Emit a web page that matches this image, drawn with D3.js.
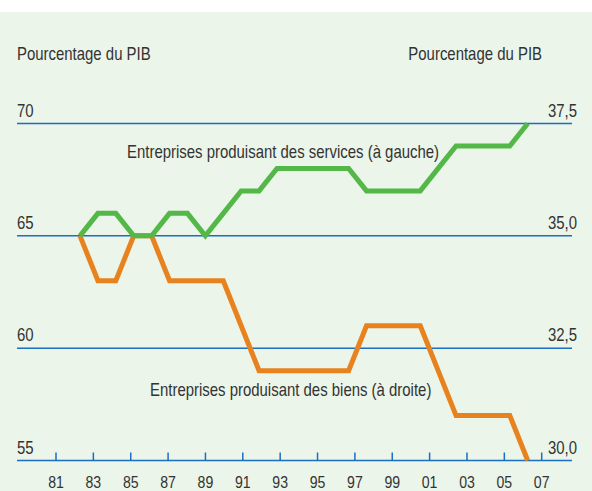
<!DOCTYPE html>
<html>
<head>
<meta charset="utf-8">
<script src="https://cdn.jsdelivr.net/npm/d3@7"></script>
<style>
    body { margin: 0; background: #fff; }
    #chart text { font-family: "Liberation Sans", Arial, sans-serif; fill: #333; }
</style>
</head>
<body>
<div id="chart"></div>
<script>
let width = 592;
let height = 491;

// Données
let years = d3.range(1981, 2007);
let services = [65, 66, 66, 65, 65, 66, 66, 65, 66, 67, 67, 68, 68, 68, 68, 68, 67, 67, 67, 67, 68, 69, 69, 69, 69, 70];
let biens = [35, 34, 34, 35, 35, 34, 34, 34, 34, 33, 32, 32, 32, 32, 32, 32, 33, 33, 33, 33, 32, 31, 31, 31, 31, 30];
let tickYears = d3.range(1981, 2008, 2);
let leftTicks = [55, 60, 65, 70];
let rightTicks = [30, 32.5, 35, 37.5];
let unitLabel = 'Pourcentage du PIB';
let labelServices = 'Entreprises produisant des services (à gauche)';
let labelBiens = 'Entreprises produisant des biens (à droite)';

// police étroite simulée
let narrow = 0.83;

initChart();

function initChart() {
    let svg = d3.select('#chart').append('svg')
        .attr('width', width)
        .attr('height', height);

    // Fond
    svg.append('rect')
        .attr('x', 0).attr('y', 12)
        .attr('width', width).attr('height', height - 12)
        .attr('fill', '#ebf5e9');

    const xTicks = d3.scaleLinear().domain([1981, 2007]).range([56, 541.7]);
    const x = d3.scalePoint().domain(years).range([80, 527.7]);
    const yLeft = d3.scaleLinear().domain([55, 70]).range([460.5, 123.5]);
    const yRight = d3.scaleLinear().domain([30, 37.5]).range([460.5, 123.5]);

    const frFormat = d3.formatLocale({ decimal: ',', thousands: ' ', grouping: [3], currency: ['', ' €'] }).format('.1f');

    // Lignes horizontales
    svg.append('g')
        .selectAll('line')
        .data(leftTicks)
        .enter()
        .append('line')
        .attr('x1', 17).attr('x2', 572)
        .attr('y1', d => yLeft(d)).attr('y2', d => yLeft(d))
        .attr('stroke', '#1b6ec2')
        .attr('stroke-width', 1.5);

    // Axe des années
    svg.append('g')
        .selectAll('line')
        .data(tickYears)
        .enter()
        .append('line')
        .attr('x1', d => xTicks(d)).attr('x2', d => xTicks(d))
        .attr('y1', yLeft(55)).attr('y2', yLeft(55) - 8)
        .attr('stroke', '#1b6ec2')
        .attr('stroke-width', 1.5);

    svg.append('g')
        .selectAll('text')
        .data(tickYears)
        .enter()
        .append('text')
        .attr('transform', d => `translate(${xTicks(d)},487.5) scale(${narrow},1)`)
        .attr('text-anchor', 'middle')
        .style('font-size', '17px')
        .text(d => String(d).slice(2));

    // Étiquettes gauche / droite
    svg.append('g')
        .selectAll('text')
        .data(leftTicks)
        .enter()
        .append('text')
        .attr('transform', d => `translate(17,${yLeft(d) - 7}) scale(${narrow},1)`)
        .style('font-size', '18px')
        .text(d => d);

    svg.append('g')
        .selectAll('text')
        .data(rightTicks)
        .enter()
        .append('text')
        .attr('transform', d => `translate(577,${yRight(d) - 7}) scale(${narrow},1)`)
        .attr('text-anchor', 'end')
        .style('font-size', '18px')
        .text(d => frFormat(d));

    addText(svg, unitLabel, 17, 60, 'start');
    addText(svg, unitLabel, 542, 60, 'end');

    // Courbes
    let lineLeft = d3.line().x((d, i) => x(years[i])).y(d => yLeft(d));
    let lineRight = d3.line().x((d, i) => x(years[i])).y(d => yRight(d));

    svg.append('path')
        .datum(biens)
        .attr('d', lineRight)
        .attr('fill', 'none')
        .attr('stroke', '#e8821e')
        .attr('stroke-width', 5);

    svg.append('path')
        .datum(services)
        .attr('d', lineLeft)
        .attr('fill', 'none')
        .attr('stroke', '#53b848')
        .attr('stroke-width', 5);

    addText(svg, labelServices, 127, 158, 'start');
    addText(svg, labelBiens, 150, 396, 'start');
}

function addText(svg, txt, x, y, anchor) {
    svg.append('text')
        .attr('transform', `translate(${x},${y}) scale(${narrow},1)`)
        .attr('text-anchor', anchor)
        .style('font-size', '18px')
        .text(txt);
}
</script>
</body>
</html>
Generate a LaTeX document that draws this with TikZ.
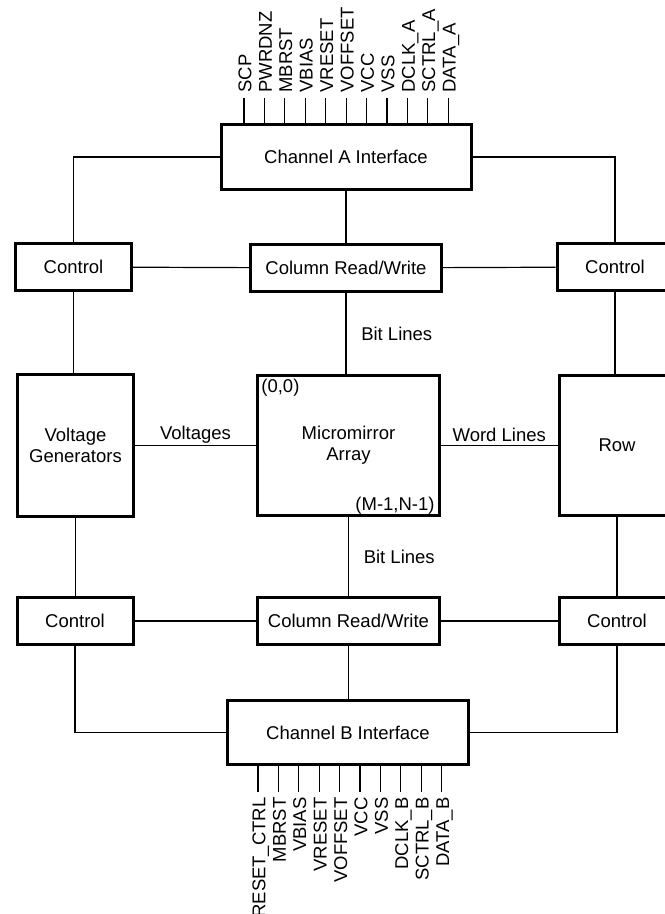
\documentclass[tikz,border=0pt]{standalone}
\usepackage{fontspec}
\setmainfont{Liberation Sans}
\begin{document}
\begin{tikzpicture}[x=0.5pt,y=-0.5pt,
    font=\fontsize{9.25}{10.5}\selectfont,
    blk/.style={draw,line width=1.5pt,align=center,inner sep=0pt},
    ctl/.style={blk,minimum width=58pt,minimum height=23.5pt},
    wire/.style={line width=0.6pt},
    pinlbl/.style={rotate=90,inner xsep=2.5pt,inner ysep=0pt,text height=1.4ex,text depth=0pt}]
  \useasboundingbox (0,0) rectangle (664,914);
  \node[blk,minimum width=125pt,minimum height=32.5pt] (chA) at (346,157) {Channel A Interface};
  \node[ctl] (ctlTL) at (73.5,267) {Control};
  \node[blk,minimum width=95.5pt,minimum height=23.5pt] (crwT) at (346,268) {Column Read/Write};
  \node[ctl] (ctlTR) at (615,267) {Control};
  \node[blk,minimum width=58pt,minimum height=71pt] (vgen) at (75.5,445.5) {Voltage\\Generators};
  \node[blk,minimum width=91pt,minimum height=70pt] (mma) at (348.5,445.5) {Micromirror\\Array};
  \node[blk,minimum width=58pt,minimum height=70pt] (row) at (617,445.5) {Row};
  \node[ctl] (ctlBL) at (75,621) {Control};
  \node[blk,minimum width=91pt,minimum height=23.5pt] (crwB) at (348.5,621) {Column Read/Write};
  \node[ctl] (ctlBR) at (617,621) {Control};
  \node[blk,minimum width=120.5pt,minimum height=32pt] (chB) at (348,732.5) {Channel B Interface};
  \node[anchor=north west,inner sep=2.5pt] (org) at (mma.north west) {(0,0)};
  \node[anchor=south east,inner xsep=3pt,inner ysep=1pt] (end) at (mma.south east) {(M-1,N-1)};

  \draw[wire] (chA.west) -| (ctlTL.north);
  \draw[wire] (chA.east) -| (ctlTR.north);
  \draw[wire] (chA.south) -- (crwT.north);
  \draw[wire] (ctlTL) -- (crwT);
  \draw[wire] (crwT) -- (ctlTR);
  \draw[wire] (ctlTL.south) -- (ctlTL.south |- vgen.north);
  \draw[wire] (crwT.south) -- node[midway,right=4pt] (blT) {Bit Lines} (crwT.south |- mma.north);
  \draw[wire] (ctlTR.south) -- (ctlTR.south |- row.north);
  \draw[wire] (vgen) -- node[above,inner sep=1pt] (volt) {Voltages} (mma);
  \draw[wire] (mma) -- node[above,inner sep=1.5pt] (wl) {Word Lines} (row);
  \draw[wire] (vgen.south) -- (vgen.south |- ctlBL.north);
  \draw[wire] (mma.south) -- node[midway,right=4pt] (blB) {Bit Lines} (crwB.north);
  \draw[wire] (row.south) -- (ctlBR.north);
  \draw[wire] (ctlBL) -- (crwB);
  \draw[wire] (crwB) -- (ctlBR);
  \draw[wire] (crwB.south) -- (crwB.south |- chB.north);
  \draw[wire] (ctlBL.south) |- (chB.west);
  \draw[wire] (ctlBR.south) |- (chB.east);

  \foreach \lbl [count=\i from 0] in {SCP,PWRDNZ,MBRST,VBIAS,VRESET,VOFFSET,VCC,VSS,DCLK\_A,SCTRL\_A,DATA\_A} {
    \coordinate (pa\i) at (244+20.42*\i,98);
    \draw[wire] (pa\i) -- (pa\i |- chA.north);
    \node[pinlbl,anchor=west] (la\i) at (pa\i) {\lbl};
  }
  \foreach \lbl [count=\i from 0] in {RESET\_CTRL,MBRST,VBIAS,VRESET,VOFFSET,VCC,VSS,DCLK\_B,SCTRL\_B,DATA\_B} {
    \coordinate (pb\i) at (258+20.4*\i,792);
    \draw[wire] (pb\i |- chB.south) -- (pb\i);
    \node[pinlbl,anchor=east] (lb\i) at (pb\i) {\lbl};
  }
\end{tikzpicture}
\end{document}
######
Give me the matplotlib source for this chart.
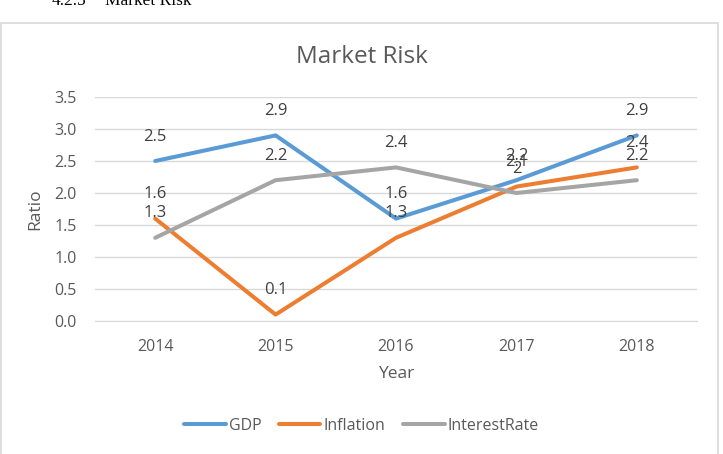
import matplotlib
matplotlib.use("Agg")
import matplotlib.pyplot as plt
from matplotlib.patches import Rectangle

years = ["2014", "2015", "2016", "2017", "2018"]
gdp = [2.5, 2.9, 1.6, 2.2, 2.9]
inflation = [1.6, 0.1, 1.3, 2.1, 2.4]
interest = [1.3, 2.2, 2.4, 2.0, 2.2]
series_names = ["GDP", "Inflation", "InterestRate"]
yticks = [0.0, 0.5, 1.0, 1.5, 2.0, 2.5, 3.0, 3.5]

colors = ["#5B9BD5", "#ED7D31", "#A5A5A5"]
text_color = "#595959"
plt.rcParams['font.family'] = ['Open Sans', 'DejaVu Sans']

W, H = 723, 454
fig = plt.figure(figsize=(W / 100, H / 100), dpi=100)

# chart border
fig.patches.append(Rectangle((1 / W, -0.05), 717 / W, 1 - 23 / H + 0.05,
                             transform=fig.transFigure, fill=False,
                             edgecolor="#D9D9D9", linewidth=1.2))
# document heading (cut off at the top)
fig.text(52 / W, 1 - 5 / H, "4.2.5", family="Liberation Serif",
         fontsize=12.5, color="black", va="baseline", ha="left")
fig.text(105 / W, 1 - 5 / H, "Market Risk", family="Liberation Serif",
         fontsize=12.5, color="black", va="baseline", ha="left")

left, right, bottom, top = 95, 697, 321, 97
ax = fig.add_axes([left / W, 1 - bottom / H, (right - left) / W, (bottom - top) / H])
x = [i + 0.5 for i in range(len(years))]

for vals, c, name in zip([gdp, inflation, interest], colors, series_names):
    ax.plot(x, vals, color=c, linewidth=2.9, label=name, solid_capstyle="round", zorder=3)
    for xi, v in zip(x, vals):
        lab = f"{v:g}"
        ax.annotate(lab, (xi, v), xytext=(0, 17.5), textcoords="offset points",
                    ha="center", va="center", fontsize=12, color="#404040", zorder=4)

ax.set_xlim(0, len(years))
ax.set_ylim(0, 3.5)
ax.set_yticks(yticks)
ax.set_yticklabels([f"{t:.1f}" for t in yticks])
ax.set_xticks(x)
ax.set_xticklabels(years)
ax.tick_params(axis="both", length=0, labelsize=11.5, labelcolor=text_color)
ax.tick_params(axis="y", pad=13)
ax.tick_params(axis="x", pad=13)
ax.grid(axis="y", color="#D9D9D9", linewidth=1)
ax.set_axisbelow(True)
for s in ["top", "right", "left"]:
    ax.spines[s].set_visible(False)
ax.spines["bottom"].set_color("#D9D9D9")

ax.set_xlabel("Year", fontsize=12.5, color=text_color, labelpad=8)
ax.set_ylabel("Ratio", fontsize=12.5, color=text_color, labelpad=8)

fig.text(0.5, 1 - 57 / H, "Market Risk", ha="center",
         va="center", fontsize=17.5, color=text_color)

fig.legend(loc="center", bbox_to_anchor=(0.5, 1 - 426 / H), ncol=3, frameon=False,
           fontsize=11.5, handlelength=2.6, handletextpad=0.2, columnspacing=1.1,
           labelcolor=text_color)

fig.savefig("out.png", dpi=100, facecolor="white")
######
→ **GOAL OF THE EXERCISE**:
Leave the pictures out and print, exactly as written, every line from the one holding "Give me the matplotlib source for this chart." down to the one holding "from matplotlib.patches import Rectangle", both of those included.

→ **OUTPUT FOR THIS TASK**:
Give me the matplotlib source for this chart.
import matplotlib
matplotlib.use("Agg")
import matplotlib.pyplot as plt
from matplotlib.patches import Rectangle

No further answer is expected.